Today is the fifteenth anniversary of the death of Mike Royko, the quintessential Chicago newspaper columnist. To say that Royko was one of my most influential journalistic role models as a kid doesn’t even come close to the situation. In fact, not only did Royko influence the state of the newspaper column through the Twentieth Century, but I submit that media through the Twenty-First owes him recognition as well. You wouldn’t have had newspaper columnists as diverse as Dave Barry, Molly Ivins, and Lewis Grizzard without Uncle Mike’s inspiration, and I’m certain that if he were alive today, he’d have one of the most-read and most-quoted blogs on the planet.

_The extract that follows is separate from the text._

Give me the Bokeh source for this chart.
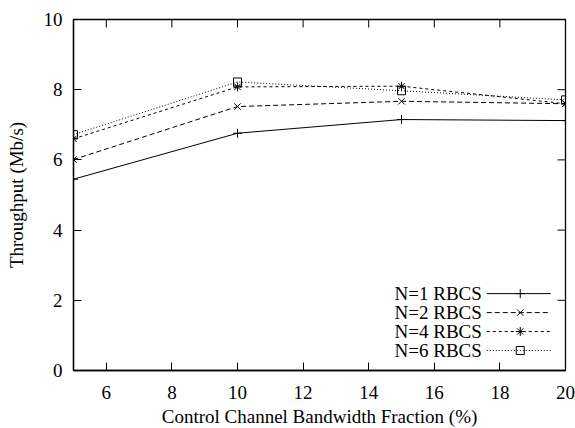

At the same time, considering what has happened to standard journalism since he died, I also think he really got the last laugh. Royko was famous for quitting the Chicago Sun-Times the day after Rupert Murdoch bought the paper, and laughing when Murdoch tried to pretend this wasn’t an issue and ran old Royko columns in their place. In some afterlife, I can see him cutting up with his friend Studs Terkel, howling “They practically gave me a state funeral! Talk about leaving early to avoid the rush! I wonder what they’re gonna do for Skip Bayless and Elvis Mitchell: set fire to the garbage can before tossing them in?”

Goodbye, Uncle Mike. And goodbye to your lifelong pal Slats Grabnik, too. There are times where my old friend Edgar Harris mourns that we won’t get any more anecdotes from Slats or Dr. I.M. Kookie as well.